In a society where individuals participating in the economic process are endowed with unequal quantities not only of economic assets but also of social assets, exclusion takes different forms. By social assets, we mean those ‘goods’ that belong to the realm of rights and entitlements. The fact that unequal access to publicly provided goods cannot be explained by the market process calls for such categories as social assets that include both political (e.g. citizenship rights) and cultural assets (i.e. ethnic markers such as ethnicity, religion, language, and so on). Access to employment, education, and productive assets, which is considered to be crucial in determining economic circumstances, varies across social groups in a manner which lies outside the control of an individual.

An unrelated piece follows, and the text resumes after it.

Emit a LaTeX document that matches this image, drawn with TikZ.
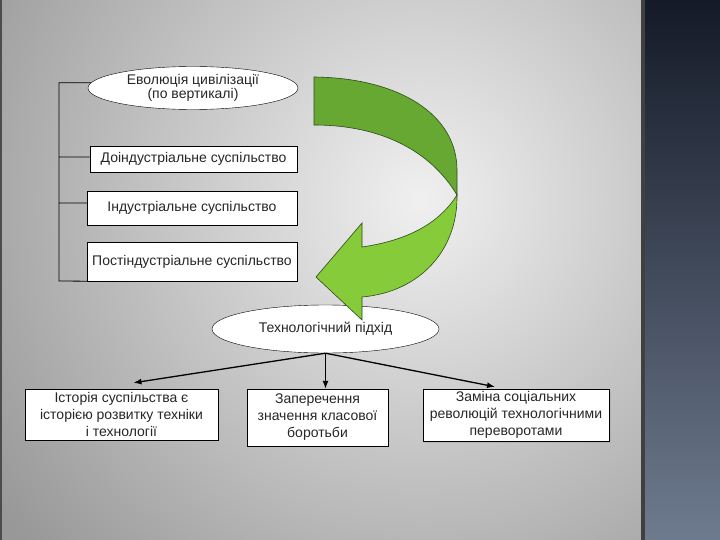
\documentclass[tikz,border=0pt]{standalone}
\usepackage{fontspec}
\setmainfont{Liberation Sans}
\usetikzlibrary{arrows.meta,calc,positioning,shapes.geometric,shadows}
\definecolor{bgmid}{HTML}{F0F0F0}
\definecolor{bgedge}{HTML}{989898}
\definecolor{paneltop}{HTML}{141A27}
\definecolor{panelbot}{HTML}{6E7A8E}
\definecolor{darkgreen}{HTML}{66A832}
\definecolor{lightgreen}{HTML}{86CC3A}
\definecolor{greenline}{HTML}{2E4A18}
\tikzset{
  oval/.style={draw,ellipse,fill=white,inner sep=0pt,align=center},
  block/.style={draw,rectangle,fill=white,inner sep=0pt,align=center},
  bus/.style={line width=0.8pt},
  link/.style={-{Latex[length=8pt,width=6pt]},line width=1.3pt},
  band/.style={draw=greenline,line width=0.6pt}
}

\begin{document}
\begin{tikzpicture}[x=1pt,y=-1pt,font=\fontsize{14}{17}\selectfont,text=black!85]
  \useasboundingbox (0,0) rectangle (720,540);
  \fill[bgedge] (0,0) rectangle (641,540);
  \begin{scope}
    \clip (0,0) rectangle (641,540);
    \shade[inner color=bgmid,outer color=bgedge] (420,200) circle (520);
  \end{scope}
  \shade[top color=paneltop,bottom color=panelbot] (642,0) rectangle (720,540);
  \fill[black!75] (641,0) rectangle (645,540);
  \fill[black!70] (0,0) rectangle (2,540);

  \node[oval,minimum width=210pt,minimum height=43pt] (evo) at (193,88)
    {Еволюція цивілізації\\[-3pt](по вертикалі)};
  \node[block,minimum width=207pt,minimum height=26pt] (pre) at (193.5,159) {Доіндустріальне суспільство};
  \node[block,minimum width=210pt,minimum height=34pt] (ind) at (192,208) {Індустріальне суспільство};
  \node[block,minimum width=210pt,minimum height=39pt] (post) at (192,261.5) {Постіндустріальне суспільство};

  \coordinate (bkt) at (59,281);
  \draw[bus] (evo.177) -| (bkt) -- (post.south west)
    ([yshift=2pt]bkt |- pre.west) -- ([yshift=2pt]pre.west)
    ([yshift=5pt]bkt |- ind.west) -- ([yshift=5pt]ind.west);

  \node[oval,minimum width=227pt,minimum height=48pt] (tech) at (325.5,329) {Технологічний підхід};
  \node[block,minimum width=193pt,minimum height=51pt] (hist) at (121.5,414.5)
    {Історія суспільства є\\історією розвитку техніки\\і технології};
  \node[block,minimum width=141pt,minimum height=57pt] (class) at (317.5,417.5)
    {Заперечення\\значення класової\\боротьби};
  \node[block,drop shadow={shadow xshift=2pt,shadow yshift=-2pt,fill=black!35},
    minimum width=186pt,minimum height=52pt] (rev) at (516,415)
    {Заміна соціальних\\революцій технологічними\\переворотами};

  \draw[link] (tech.south) -- ($(hist.north)+(12,-6)$);
  \draw[link] (tech.south) -- (tech.south |- class.north);
  \draw[link] (tech.south) -- ($(rev.north)+(-21,-2)$);

  \filldraw[band,fill=darkgreen] (314,77) .. controls (400,78) and (457,115) .. (457,170)
    -- (457,195) .. controls (430,150) and (380,125) .. (314,125) -- cycle;
  \filldraw[band,fill=lightgreen] (457,195) .. controls (458,250) and (420,292) .. (362,297)
    -- (362,320) -- (316,277) -- (362,223) -- (362,247)
    .. controls (410,240) and (440,222) .. (457,195) -- cycle;
\end{tikzpicture}
\end{document}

Racial or caste identification of workers can interact with the social processes of human capital accumulation in communities and human capital valuation by employers in ways that generate externalities. In the presence of such externalities, as economic theory suggests, market processes may not lead to efficient outcomes. In the new economics of race, there is an emphasis on the links between under-investment in human capital due to circumstances and labor market outcomes.
Issues in Measurement
There has been a long stream of literature that has attempted to measure inequality across identifiable sub-groups using the method of ‘decomposition’. This approach views total inequality in personal income distribution as the sum of ‘between-group’ and ‘within-group’ components, and following this approach the between-group component is expressed as a percentage of the total inequality to reckon the contribution of between-group inequality to total inequality. Among the inequality measures, Theil’s entropy measure is commonly used for this purpose as it is readily decomposable, unlike the Gini coefficient — by far the most popular inequality measure — which is not decomposable in the way Theil’s measure is.